§ WHAT THE TASK ASKS: Starting at the first line of the listing below, retype each line up to and including the one that contains "const rows = categories.map((c, i)". Leave pictures out.

-- begin RECORD SET --

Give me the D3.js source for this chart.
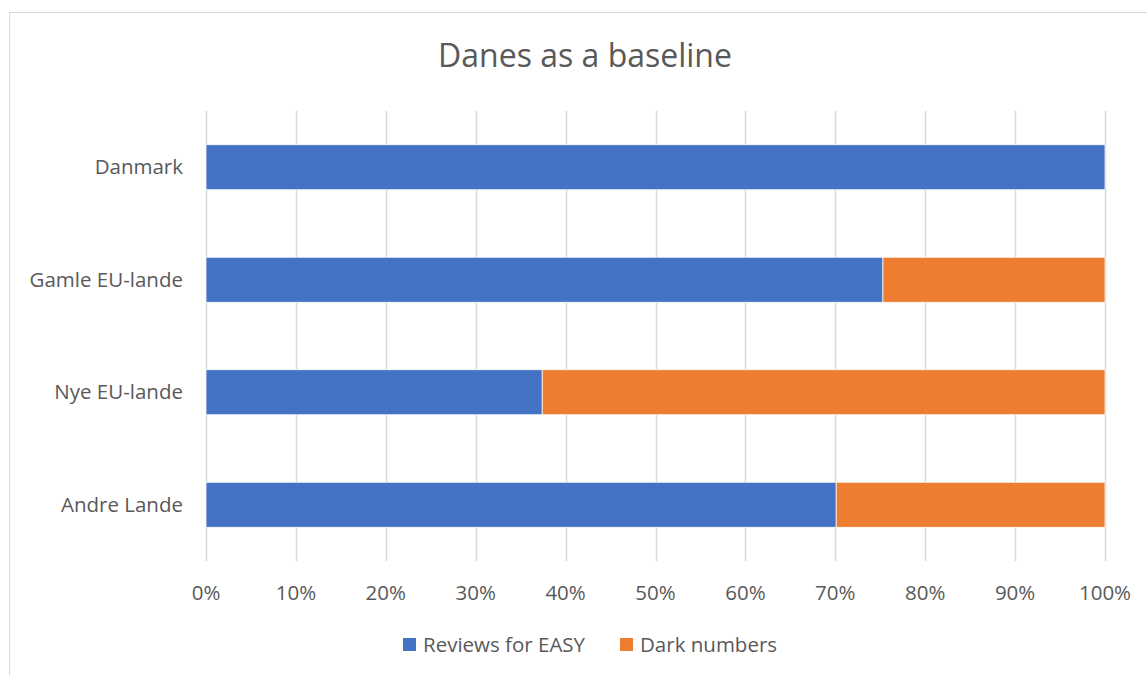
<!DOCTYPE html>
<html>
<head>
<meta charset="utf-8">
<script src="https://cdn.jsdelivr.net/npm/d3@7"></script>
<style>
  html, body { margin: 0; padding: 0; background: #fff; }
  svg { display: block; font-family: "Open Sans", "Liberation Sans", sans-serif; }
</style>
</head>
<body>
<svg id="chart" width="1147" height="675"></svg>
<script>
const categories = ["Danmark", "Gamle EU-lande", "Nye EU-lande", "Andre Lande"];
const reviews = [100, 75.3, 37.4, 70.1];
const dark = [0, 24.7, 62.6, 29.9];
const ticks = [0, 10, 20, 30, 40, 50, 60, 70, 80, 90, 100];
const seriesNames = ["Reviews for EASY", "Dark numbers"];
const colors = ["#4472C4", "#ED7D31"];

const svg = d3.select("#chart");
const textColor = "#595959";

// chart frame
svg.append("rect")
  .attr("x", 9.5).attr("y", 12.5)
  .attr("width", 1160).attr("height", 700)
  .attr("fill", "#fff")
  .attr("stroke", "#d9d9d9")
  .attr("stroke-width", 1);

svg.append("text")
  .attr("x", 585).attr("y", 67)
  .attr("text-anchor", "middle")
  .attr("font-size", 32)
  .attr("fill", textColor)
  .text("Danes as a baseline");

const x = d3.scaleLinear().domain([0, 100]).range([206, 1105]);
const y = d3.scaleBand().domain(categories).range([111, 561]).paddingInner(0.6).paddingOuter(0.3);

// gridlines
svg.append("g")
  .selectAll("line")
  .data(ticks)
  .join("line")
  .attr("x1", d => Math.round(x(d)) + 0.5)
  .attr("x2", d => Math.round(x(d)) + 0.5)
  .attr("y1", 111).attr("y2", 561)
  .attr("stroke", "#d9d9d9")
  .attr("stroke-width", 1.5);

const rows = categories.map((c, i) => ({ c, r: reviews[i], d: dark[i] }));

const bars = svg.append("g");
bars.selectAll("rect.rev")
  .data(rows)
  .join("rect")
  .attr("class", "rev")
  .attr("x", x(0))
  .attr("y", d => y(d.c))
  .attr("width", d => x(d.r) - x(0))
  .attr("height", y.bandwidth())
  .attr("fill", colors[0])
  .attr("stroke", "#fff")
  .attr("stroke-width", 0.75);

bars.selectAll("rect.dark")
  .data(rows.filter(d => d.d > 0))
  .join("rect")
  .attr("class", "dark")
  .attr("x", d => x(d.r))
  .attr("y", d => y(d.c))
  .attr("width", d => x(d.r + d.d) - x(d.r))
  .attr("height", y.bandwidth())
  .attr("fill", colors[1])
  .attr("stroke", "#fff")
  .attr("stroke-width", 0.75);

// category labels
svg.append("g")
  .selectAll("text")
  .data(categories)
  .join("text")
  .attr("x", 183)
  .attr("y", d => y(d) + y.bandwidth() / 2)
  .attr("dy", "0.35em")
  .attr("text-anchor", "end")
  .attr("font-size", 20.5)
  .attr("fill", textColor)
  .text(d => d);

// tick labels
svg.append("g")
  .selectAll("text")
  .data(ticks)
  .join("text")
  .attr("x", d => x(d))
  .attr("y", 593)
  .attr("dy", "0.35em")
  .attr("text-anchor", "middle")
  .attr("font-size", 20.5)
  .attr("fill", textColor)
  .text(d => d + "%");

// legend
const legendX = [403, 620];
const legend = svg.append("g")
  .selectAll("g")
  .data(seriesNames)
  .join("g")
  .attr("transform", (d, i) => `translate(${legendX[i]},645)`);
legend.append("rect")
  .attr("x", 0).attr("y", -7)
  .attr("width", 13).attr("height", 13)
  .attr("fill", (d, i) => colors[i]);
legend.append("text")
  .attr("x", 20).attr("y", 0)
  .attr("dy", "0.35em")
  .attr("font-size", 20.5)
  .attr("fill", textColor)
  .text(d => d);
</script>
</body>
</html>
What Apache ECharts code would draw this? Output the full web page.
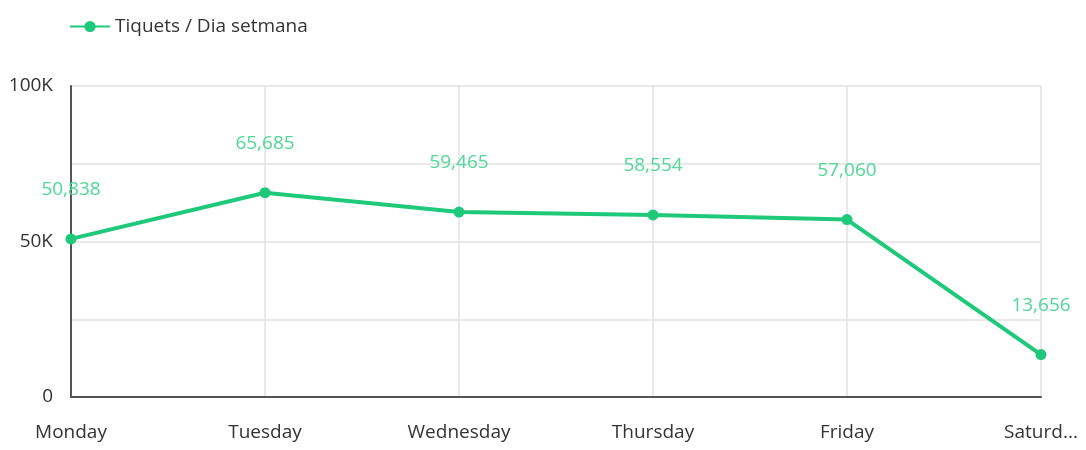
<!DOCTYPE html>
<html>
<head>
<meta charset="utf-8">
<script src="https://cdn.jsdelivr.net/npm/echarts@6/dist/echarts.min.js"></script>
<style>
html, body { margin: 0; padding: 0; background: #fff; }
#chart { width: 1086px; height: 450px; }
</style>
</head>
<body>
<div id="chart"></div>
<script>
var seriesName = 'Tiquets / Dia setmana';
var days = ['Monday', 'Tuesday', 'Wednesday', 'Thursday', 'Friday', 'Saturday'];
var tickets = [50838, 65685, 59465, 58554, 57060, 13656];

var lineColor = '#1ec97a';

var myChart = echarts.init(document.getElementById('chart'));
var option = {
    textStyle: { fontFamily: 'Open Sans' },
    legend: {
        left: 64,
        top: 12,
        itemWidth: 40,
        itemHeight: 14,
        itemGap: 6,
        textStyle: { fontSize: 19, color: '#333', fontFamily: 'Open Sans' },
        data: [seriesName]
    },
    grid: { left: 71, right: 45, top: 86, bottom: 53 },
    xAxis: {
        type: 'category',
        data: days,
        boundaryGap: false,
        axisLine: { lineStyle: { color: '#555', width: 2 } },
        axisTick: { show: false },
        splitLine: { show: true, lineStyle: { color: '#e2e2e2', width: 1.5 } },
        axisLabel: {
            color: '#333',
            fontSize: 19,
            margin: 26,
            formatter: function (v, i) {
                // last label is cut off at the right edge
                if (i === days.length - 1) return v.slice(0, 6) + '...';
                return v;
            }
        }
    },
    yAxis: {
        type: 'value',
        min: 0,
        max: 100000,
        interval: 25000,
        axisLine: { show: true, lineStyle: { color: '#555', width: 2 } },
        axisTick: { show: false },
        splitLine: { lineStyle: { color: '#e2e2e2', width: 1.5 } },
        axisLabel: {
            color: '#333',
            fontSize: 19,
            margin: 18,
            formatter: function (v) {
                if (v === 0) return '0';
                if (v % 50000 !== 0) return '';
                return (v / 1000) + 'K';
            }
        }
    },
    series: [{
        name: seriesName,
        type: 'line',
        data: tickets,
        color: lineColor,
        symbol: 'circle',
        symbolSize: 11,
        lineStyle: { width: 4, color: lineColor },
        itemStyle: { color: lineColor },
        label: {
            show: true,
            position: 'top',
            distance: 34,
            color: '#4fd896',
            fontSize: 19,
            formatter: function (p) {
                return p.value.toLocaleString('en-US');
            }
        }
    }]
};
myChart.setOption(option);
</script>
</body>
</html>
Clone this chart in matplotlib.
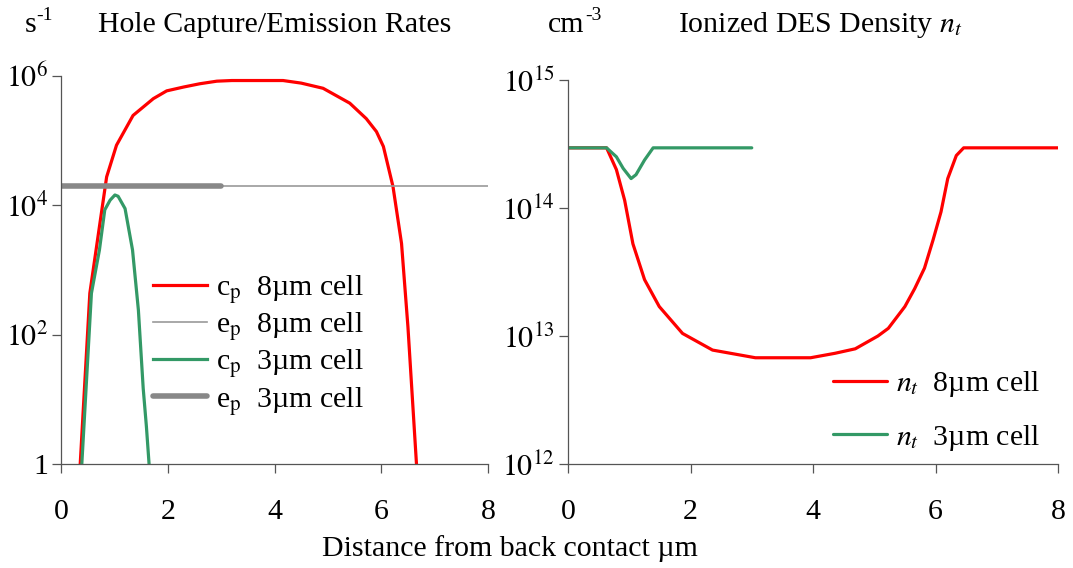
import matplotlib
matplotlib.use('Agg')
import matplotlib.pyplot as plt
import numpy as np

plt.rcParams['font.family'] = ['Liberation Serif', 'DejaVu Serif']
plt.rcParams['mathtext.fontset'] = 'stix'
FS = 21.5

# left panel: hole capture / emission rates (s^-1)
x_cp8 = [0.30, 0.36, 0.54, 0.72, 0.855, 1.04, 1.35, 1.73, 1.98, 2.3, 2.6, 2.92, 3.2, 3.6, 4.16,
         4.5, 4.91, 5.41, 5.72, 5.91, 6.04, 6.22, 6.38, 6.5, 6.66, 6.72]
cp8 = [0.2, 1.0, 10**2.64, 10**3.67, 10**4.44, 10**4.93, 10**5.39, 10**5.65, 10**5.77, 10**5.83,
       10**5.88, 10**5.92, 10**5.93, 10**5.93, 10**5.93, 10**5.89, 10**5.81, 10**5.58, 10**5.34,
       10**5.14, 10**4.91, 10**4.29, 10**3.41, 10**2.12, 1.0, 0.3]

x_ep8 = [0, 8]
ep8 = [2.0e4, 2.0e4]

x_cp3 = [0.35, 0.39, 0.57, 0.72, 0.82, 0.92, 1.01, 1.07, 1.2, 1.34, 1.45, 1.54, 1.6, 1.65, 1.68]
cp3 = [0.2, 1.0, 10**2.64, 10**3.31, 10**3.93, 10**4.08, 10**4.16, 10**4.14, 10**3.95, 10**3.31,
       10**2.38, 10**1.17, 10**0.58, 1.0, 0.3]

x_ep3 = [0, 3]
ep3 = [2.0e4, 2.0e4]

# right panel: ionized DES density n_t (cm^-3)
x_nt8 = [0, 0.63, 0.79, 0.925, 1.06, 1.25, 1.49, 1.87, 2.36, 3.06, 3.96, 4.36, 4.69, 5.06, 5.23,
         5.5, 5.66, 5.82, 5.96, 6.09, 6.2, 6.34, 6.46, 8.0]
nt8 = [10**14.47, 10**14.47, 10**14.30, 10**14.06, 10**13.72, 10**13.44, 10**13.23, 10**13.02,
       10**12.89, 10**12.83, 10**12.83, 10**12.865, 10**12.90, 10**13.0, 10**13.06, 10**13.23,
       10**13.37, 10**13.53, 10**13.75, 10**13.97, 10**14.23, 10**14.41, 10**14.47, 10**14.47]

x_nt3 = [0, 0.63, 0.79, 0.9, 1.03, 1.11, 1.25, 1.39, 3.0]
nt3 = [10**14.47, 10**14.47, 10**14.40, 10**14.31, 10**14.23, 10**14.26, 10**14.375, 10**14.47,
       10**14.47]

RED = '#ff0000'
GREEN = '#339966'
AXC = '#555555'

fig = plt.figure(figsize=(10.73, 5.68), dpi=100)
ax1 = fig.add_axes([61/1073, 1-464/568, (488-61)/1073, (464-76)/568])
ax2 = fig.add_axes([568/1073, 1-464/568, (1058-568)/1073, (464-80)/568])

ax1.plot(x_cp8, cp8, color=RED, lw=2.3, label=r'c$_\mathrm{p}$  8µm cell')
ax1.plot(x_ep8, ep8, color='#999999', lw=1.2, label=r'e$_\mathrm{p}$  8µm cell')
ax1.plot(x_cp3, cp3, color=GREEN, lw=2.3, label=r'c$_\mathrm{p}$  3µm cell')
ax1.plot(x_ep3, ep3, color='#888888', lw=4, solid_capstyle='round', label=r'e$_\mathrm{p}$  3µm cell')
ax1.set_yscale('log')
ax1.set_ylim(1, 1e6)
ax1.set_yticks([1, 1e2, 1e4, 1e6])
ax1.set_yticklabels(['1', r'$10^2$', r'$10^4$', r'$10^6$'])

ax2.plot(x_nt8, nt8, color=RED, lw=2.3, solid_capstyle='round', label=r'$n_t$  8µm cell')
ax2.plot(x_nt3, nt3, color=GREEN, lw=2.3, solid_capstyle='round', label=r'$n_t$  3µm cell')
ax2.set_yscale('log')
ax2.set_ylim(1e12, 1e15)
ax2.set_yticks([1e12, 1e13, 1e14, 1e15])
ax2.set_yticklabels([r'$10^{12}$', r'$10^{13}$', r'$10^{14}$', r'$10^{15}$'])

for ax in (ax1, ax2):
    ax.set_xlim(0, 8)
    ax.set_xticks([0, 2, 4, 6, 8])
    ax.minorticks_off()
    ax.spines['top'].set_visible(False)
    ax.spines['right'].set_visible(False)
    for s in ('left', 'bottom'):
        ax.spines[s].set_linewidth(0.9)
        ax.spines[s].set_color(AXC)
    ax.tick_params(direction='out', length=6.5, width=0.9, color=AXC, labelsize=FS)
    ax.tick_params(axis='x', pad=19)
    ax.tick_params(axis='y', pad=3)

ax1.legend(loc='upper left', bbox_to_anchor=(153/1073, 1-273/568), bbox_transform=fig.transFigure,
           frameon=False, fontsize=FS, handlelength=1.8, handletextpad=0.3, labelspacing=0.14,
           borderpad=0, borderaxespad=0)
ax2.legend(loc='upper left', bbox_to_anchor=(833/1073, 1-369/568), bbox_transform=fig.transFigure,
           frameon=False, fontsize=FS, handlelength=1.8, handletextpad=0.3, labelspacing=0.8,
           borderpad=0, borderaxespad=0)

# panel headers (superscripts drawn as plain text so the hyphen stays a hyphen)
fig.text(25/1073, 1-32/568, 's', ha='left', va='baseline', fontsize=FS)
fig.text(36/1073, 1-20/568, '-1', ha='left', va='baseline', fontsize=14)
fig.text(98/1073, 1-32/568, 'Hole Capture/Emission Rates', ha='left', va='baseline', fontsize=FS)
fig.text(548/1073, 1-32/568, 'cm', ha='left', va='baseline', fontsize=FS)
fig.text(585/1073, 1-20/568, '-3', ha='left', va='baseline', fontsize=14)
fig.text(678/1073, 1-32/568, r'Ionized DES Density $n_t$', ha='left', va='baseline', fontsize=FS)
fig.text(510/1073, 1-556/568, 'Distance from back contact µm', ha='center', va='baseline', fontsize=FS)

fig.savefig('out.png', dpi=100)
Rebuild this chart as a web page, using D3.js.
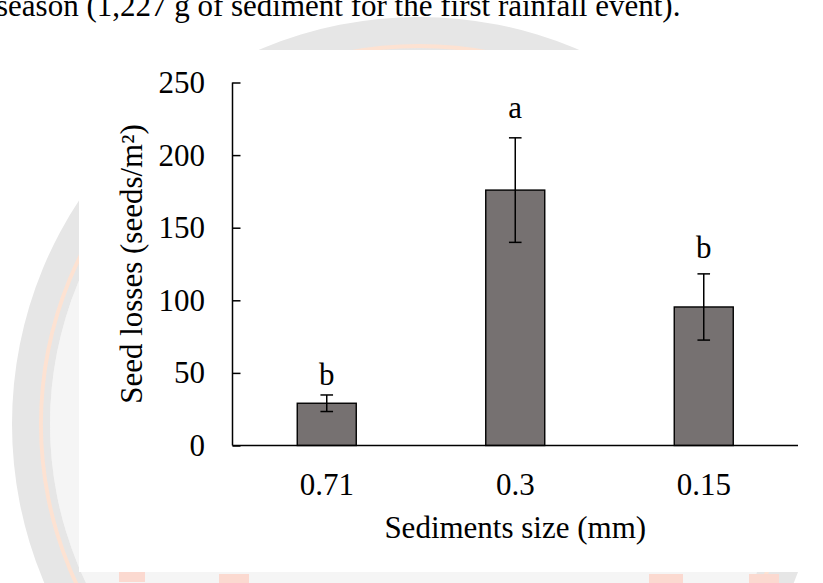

-- end RECORD SET --

§ REPLY:
Give me the D3.js source for this chart.
<!DOCTYPE html>
<html>
<head>
<meta charset="utf-8">
<script src="https://cdn.jsdelivr.net/npm/d3@7"></script>
<style>
  html, body { margin: 0; padding: 0; background: #fff; }
  svg { display: block; font-family: "Open Sans", "Liberation Sans", sans-serif; }
</style>
</head>
<body>
<svg id="chart" width="1147" height="675"></svg>
<script>
const categories = ["Danmark", "Gamle EU-lande", "Nye EU-lande", "Andre Lande"];
const reviews = [100, 75.3, 37.4, 70.1];
const dark = [0, 24.7, 62.6, 29.9];
const ticks = [0, 10, 20, 30, 40, 50, 60, 70, 80, 90, 100];
const seriesNames = ["Reviews for EASY", "Dark numbers"];
const colors = ["#4472C4", "#ED7D31"];

const svg = d3.select("#chart");
const textColor = "#595959";

// chart frame
svg.append("rect")
  .attr("x", 9.5).attr("y", 12.5)
  .attr("width", 1160).attr("height", 700)
  .attr("fill", "#fff")
  .attr("stroke", "#d9d9d9")
  .attr("stroke-width", 1);

svg.append("text")
  .attr("x", 585).attr("y", 67)
  .attr("text-anchor", "middle")
  .attr("font-size", 32)
  .attr("fill", textColor)
  .text("Danes as a baseline");

const x = d3.scaleLinear().domain([0, 100]).range([206, 1105]);
const y = d3.scaleBand().domain(categories).range([111, 561]).paddingInner(0.6).paddingOuter(0.3);

// gridlines
svg.append("g")
  .selectAll("line")
  .data(ticks)
  .join("line")
  .attr("x1", d => Math.round(x(d)) + 0.5)
  .attr("x2", d => Math.round(x(d)) + 0.5)
  .attr("y1", 111).attr("y2", 561)
  .attr("stroke", "#d9d9d9")
  .attr("stroke-width", 1.5);

const rows = categories.map((c, i) => ({ c, r: reviews[i], d: dark[i] }));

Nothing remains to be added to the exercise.